また、フロップ以降にナッツもしくはナッツ級になりやすいハンドです。
NLHEなら、フロップで458とか5s8s2とか。ATでAA3と落ちても常に怖いけど、67sで663と落ちたら全然怖くないです。また、ATでAQTと落ちても怖いですが、67sで67Jと落ちてもフロップで100bbを気軽に入れられます。
こういうところから、ナッツやそれ級を引いたとき、大きくチェックレイズしたりしてポットを膨らましたいところです。
また、578と落ちたり、Ts4s6と落ちたりしたときにAAなどとほぼ五分の勝率を持ってますが、そこで大きくレイズして降ろしたりしたいハンドです。オールインされても五分なので怖くありません。もしセット相手に突っ込んでしまっても、ATならほぼ絶望ですが、67sならまだ30%弱も勝率があります。
リミットホールデムなら、ドローになったときに気楽にオッズコール出来ると思っての選択でしょうが、
フロップAJ6 ターン8
ここでターンで3ビッグベットのポットに1ビッグベットをベットされてコールするかの判断は非常に難しいです。ストレートやフラッシュのドローになるよりこういうヒットをする方が可能性は高いわけです。また、NLHEならトップペアでもキッカーが弱いとチェックしてくれる可能性もそれなりにありますが、リミットホールデムではセカンドペアでもガンガンベットしてきます。より難しい判断になるわけです。
以上から、67sの価値はリミットホールデムだと下がる、というか、NLHEだと非常に価値がインフレするハンドなんです。
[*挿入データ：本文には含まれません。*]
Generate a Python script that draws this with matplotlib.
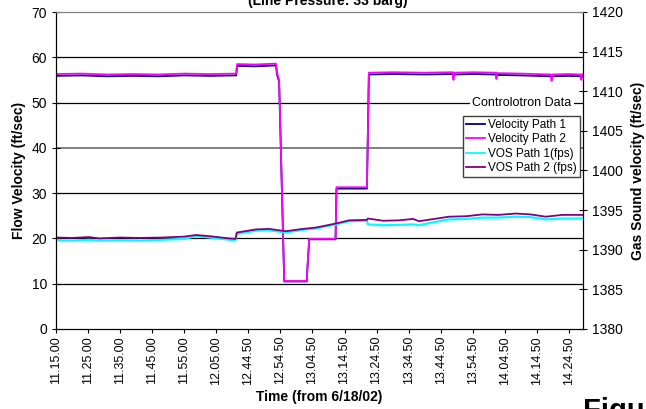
import matplotlib
matplotlib.use("Agg")
import matplotlib.pyplot as plt
from matplotlib.lines import Line2D

plt.rcParams['font.family'] = ['Liberation Sans', 'DejaVu Sans']

# category tick labels (one every 10 min of logged data)
time_labels = ['11.15.00', '11.25.00', '11.35.00', '11.45.00', '11.55.00', '12.05.00',
               '12.44.50', '12.54.50', '13.04.50', '13.14.50', '13.24.50', '13.34.50',
               '13.44.50', '13.54.50', '14.04.50', '14.14.50', '14.24.50']

# flow velocity (ft/sec), x in tick-index units
vel_x = [0, 0.8, 1.6, 2.4, 3.2, 4.0, 4.8, 5.62, 5.65, 6.2, 6.86, 6.90, 6.96, 7.12,
         7.82, 7.86, 7.90, 8.72, 8.75, 9.70, 9.76, 10.5, 11.5, 12.38, 12.40, 12.42,
         13.0, 13.72, 13.74, 13.76, 14.5, 15.44, 15.46, 15.48, 16.0, 16.37, 16.39,
         16.41, 16.44]
vel_path2 = [56.3, 56.4, 56.2, 56.3, 56.2, 56.4, 56.3, 56.4, 58.5, 58.4, 58.6, 56.5,
             55.0, 10.6, 10.6, 15.5, 19.9, 19.9, 31.3, 31.3, 56.6, 56.7, 56.6, 56.7,
             55.0, 56.6, 56.7, 56.6, 55.2, 56.5, 56.4, 56.2, 54.8, 56.2, 56.3, 56.2,
             55.0, 56.2, 56.3]
vel_path1 = [55.9, 56.0, 55.8, 55.9, 55.8, 56.0, 55.9, 56.0, 58.1, 58.0, 58.2, 56.0,
             54.6, 10.5, 10.5, 15.4, 19.8, 19.8, 31.0, 31.0, 56.2, 56.3, 56.2, 56.3,
             55.8, 56.2, 56.3, 56.2, 55.8, 56.1, 56.0, 55.8, 55.5, 55.8, 55.9, 55.8,
             55.5, 55.8, 55.9]

# gas sound velocity (ft/sec)
vos_x = [0, 0.5, 1.03, 1.35, 2.0, 2.6, 3.3, 4.0, 4.37, 4.8, 5.4, 5.6, 5.64, 6.24,
         6.64, 7.17, 7.7, 8.11, 8.73, 9.14, 9.70, 9.73, 10.2, 10.7, 11.14, 11.32,
         11.8, 12.26, 12.8, 13.3, 13.8, 14.35, 14.8, 15.28, 15.8, 16.44]
vos_path2 = [1391.54, 1391.49, 1391.60, 1391.43, 1391.54, 1391.49, 1391.54, 1391.66,
             1391.86, 1391.71, 1391.43, 1391.37, 1392.17, 1392.57, 1392.63, 1392.34,
             1392.63, 1392.80, 1393.31, 1393.71, 1393.77, 1393.94, 1393.66, 1393.71,
             1393.89, 1393.60, 1393.89, 1394.17, 1394.23, 1394.46, 1394.40, 1394.57,
             1394.46, 1394.17, 1394.40, 1394.40]
vos_path1 = [1391.20, 1391.14, 1391.26, 1391.14, 1391.20, 1391.14, 1391.26, 1391.37,
             1391.71, 1391.54, 1391.26, 1391.20, 1392.00, 1392.40, 1392.46, 1392.17,
             1392.51, 1392.69, 1393.20, 1393.60, 1393.66, 1393.20, 1393.09, 1393.14,
             1393.20, 1393.09, 1393.49, 1393.83, 1393.89, 1394.06, 1394.06, 1394.17,
             1394.11, 1393.83, 1393.94, 1393.94]

fig = plt.figure(figsize=(6.46, 4.09), dpi=100)
ax = fig.add_axes([56 / 646, 1 - 329 / 409, (583 - 56) / 646, (329 - 12) / 409])
ax2 = ax.twinx()

# horizontal gridlines
for g in [10, 20, 30, 50, 60]:
    ax.axhline(g, color='black', lw=0.9, zorder=0)
ax.axhline(40, color='#808080', lw=1.4, zorder=0)

ax.plot(vel_x, vel_path1, color='#000080', lw=1.3)
ax.plot(vel_x, vel_path2, color='#ff00ff', lw=1.3)
ax2.plot(vos_x, vos_path1, color='#00ffff', lw=1.6)
ax2.plot(vos_x, vos_path2, color='#800080', lw=1.3)

ax.set_xlim(0, 16.44)
ax.set_ylim(0, 70)
ax2.set_ylim(1380, 1420)
ax.set_xticks(range(len(time_labels)))
ax.set_xticklabels(time_labels, rotation=90, fontsize=9)
ax.set_yticks(range(0, 71, 10))
ax2.set_yticks(range(1380, 1421, 5))
ax.tick_params(axis='y', direction='inout', length=6, labelsize=10)
ax2.tick_params(axis='y', direction='inout', length=6, labelsize=10)
ax.tick_params(axis='x', direction='out', length=3, pad=2)

ax.spines['top'].set_color('#808080')
ax2.spines['top'].set_color('#808080')

ax.set_xlabel('Time (from 6/18/02)', fontsize=10, fontweight='bold')
ax.xaxis.set_label_coords(0.5, (329 - 397) / 317)
ax.xaxis.label.set_va('center')
ax.set_ylabel('Flow Velocity (ft/sec)', fontsize=10, fontweight='bold', labelpad=4)
ax2.set_ylabel('Gas Sound velocity (ft/sec)', fontsize=10, fontweight='bold', labelpad=6)

ax2.text(14.54, 1408.57, 'Controlotron Data', ha='center', va='center', fontsize=9,
         bbox=dict(facecolor='white', edgecolor='none', pad=1.5))

handles = [Line2D([], [], color='#000080', lw=1.3),
           Line2D([], [], color='#ff00ff', lw=1.3),
           Line2D([], [], color='#00ffff', lw=1.3),
           Line2D([], [], color='#800080', lw=1.3)]
labels = ['Velocity Path 1', 'Velocity Path 2', 'VOS Path 1(fps)', 'VOS Path 2 (fps)']
leg = ax2.legend(handles, labels, loc='upper left', bbox_to_anchor=(463 / 646, 1 - 116 / 409),
                 bbox_transform=fig.transFigure, borderaxespad=0, fontsize=8.5,
                 handlelength=1.6, handletextpad=0.3, labelspacing=0.2,
                 borderpad=0.25, fancybox=False, framealpha=1)
leg.get_frame().set_edgecolor('#404040')
leg.get_frame().set_linewidth(1.0)

fig.text(328 / 646, 1 - 1 / 409, '(Line Pressure: 33 barg)', ha='center', va='center',
         fontsize=10, fontweight='bold')
fig.text(583 / 646, -10 / 409, 'Figure', ha='left', va='baseline',
         fontsize=21, fontweight='bold')

fig.savefig('out.png', dpi=100)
個人的には、ここだけ不正解が多数派になるんじゃないかと思っていたのですが。
https://twitter.com/key_poker/status/999911814665142273
最後に、全体的にFLHEでは参加率は
上がる 46%
下がる 25%
同じくらい 9%
結果だけ見る 20%
そうですね、これも皆さんの言う通り、上がります。
NLHEだと、1.5bbを取りに行くのに2.5から3bbのコストを払います。
なのに、後ろから3ベットされて降ろされてしまうことも多いです。
ポジションを有効に使いやすいボタンのみ、NLHEではFLHEと同じくらい参加できるかなと思いますが、それ以外のポジションだと概ねNLHEではタイトに打たざるを得ないです。
また、BBでも、FLHEでは1bbモアでフロップを見れますし、フロップ以降もポジションを活かした厳しいベットをされる心配はないです。なので、気楽にオッズコールができますし、逆にしっかりとオッズコールができないと勝てないのがFLHEです。
ボタンのレイズに対しては、BBは85%くらいコールします。15%しかフォールドしません。NLHEだと60%しか降りない人はかなりコールするプレーヤーという印象ですし、40%しか降りない人なら即フィッシュ認定でしょう。一方、FLHEでは、40%降りる人がいたら、降りすぎてスチールしやすい楽なプレーヤーという意味でフィッシュ認定します。
そこらへんの感覚が全く違ってきます。
FLHEをやるようになると、特にリバーでの薄いバリューベットが如何に大切かが本当にわかります。バリューを取る相手のハンドを具体的に考えるようになります。
今はNLHEから覚える人も多いですが、ちょっと振り返ってFLHEをやってみるのも、色々発見があってオススメです。